→ Written request
Reproduce, character for character, the lines below from the first through the one with "const titleText = 'Liczba". Leave pictures out.

→ Material provided
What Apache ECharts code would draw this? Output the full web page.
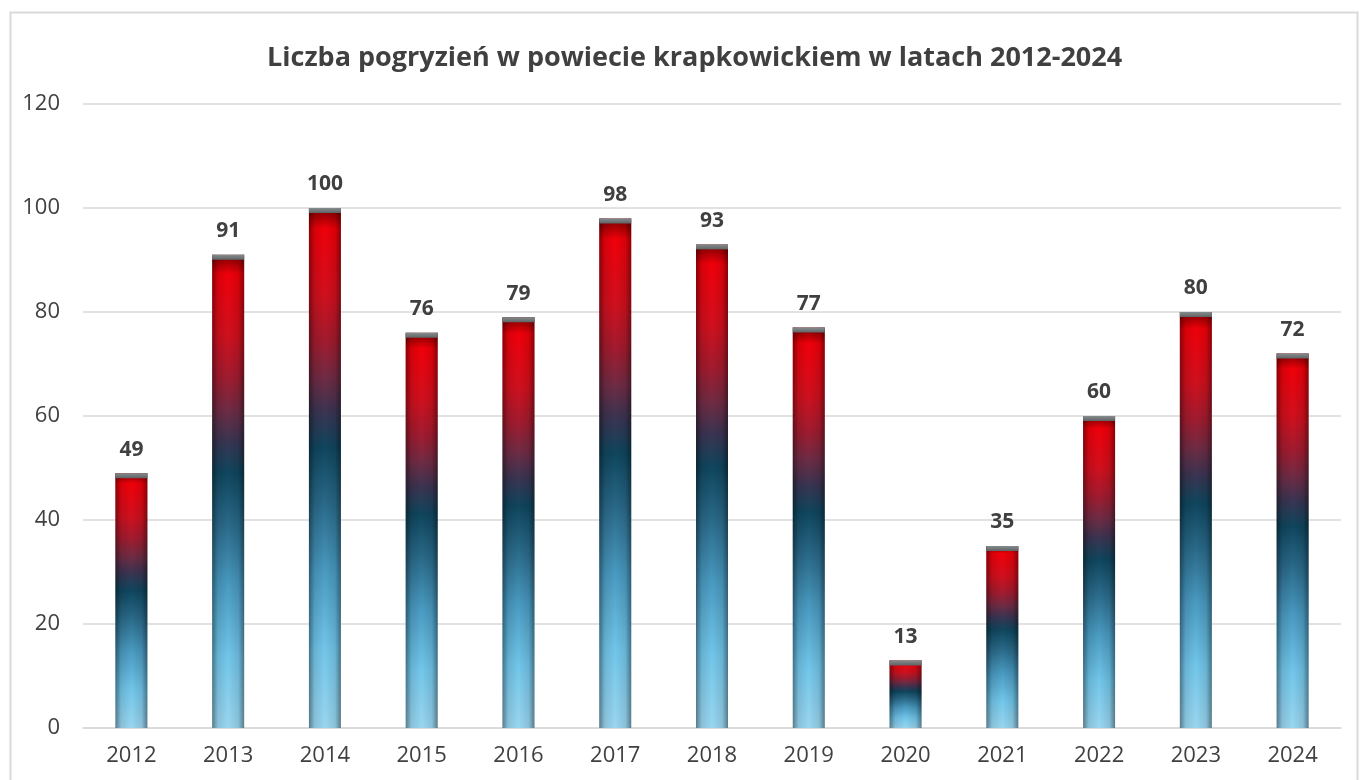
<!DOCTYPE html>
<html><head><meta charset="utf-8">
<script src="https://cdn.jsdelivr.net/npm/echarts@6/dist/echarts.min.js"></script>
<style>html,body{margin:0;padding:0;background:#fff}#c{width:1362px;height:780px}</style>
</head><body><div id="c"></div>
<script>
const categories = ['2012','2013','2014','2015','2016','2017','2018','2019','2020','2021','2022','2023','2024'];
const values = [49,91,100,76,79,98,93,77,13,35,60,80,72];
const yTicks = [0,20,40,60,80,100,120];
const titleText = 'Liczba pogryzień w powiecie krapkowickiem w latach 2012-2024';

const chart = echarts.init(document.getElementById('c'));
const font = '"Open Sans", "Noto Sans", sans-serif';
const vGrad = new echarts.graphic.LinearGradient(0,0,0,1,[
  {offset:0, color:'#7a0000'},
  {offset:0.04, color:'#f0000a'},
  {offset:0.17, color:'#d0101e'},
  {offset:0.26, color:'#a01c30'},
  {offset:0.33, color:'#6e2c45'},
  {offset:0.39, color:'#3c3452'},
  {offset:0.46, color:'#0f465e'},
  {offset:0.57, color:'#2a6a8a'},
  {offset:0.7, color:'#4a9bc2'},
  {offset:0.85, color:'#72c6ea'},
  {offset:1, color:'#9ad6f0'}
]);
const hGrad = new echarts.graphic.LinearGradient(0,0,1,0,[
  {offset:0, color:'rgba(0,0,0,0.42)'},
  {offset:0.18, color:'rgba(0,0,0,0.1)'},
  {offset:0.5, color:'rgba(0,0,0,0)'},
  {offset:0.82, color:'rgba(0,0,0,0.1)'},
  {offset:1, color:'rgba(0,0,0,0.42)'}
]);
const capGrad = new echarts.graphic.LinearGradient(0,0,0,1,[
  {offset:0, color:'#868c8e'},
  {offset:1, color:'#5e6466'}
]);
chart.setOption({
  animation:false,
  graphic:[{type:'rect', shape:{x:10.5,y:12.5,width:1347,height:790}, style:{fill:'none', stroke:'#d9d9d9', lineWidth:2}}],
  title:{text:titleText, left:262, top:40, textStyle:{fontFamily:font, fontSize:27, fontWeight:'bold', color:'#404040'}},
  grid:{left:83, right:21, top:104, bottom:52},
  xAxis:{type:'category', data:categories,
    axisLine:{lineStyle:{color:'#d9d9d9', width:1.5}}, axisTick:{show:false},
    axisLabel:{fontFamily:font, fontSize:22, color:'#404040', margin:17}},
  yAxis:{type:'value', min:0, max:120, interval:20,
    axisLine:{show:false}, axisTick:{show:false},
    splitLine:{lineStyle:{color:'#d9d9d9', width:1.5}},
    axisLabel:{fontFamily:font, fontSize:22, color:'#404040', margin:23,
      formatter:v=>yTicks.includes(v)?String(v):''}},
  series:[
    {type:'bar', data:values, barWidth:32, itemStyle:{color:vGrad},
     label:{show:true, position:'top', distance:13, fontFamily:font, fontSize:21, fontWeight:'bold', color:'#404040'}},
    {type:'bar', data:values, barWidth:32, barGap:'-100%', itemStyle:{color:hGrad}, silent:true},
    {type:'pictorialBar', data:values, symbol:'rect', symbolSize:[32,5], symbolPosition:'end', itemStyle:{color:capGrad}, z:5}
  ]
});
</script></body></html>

→ Response to this exercise
What Apache ECharts code would draw this? Output the full web page.
<!DOCTYPE html>
<html><head><meta charset="utf-8">
<script src="https://cdn.jsdelivr.net/npm/echarts@6/dist/echarts.min.js"></script>
<style>html,body{margin:0;padding:0;background:#fff}#c{width:1362px;height:780px}</style>
</head><body><div id="c"></div>
<script>
const categories = ['2012','2013','2014','2015','2016','2017','2018','2019','2020','2021','2022','2023','2024'];
const values = [49,91,100,76,79,98,93,77,13,35,60,80,72];
const yTicks = [0,20,40,60,80,100,120];
const titleText = 'Liczba pogryzień w powiecie krapkowickiem w latach 2012-2024';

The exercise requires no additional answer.